[Begin]

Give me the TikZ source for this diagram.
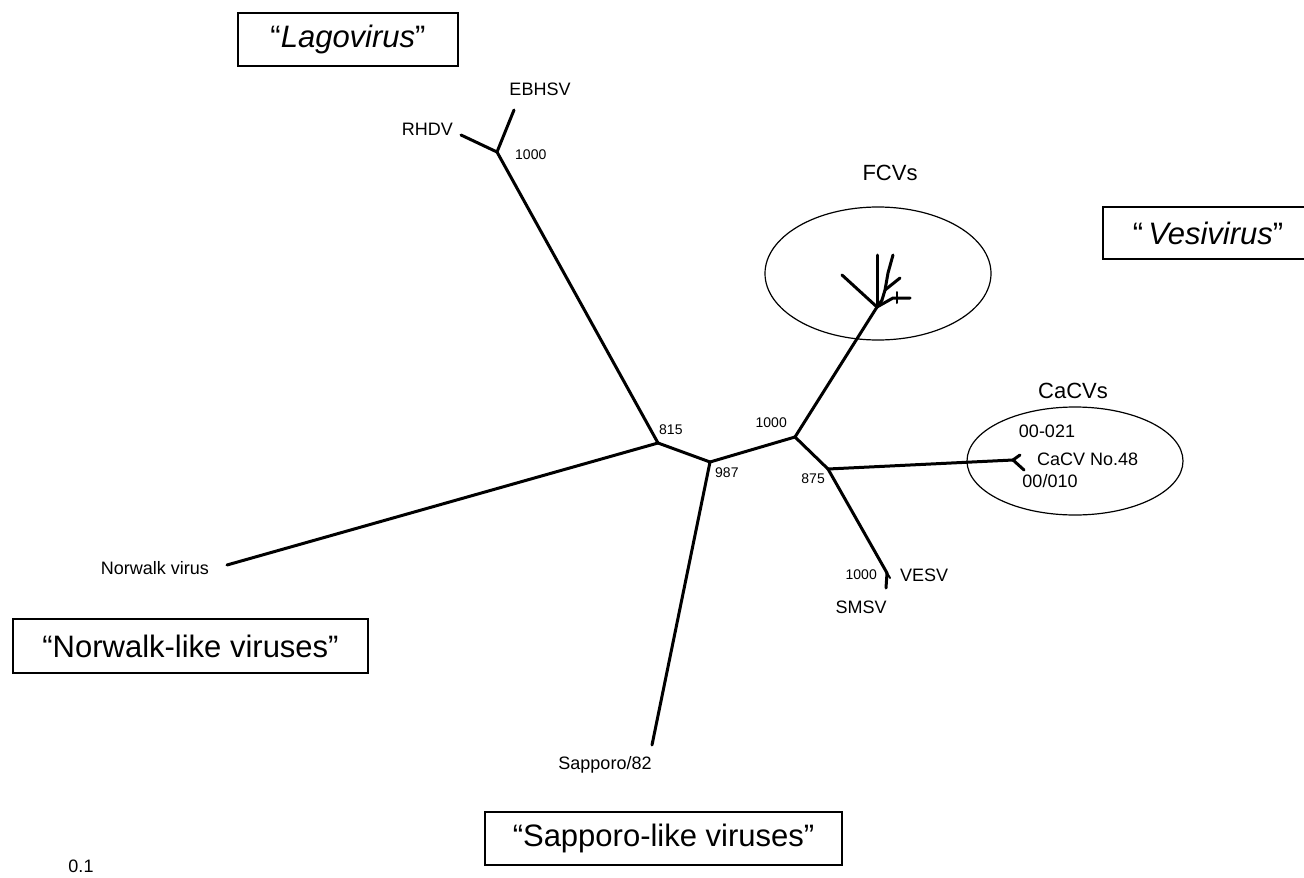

[End]
[Begin]

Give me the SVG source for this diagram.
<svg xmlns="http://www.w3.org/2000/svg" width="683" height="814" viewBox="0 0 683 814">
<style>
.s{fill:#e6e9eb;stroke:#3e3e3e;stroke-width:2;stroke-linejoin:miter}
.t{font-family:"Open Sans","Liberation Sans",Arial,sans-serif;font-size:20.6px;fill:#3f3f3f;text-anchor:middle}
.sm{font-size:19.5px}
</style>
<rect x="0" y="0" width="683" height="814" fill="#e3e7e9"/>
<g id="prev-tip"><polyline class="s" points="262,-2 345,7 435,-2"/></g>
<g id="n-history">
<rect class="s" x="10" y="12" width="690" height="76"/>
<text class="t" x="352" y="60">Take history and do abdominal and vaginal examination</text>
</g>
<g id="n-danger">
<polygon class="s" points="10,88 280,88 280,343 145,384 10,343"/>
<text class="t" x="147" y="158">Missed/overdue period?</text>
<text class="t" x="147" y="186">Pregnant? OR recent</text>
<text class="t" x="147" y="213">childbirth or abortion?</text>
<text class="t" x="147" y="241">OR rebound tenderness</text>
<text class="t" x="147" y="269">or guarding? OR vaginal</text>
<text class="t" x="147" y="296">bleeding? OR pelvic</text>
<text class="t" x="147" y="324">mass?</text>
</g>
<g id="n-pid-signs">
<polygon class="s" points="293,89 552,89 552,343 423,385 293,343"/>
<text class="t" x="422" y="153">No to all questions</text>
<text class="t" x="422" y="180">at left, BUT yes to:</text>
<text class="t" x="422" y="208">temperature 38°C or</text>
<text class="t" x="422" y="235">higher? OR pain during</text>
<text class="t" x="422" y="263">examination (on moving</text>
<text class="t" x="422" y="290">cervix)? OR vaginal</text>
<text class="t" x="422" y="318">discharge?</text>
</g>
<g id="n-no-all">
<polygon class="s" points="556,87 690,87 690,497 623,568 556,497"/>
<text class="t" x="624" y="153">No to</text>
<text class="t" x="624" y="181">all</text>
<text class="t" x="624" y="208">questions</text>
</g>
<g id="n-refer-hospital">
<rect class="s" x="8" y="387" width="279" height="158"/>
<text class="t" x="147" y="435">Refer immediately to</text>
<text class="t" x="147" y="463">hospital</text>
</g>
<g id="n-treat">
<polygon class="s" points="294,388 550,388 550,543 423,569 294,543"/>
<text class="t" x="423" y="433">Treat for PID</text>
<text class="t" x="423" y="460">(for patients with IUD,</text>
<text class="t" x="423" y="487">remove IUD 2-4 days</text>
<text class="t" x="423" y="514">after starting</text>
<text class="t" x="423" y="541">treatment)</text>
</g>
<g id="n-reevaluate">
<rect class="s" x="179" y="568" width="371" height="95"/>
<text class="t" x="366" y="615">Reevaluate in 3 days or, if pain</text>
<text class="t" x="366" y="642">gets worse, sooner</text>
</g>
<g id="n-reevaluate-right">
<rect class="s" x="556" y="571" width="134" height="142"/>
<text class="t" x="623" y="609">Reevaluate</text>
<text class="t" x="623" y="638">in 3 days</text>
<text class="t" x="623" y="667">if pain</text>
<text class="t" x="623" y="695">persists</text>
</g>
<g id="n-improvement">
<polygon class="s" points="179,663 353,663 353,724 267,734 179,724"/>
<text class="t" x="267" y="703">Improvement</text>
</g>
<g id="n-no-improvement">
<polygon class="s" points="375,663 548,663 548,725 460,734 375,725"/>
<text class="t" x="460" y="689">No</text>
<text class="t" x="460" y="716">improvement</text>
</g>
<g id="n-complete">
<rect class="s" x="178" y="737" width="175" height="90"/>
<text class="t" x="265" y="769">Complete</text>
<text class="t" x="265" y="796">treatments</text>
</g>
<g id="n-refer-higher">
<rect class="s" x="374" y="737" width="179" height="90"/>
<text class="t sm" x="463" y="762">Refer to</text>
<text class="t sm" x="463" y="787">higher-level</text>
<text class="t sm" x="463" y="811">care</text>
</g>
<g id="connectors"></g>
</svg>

[End]

◆ **To be done**
Copy out every line of the data that includes the word "Give".

◆ **Answer to this problem**
Give me the TikZ source for this diagram.
Give me the SVG source for this diagram.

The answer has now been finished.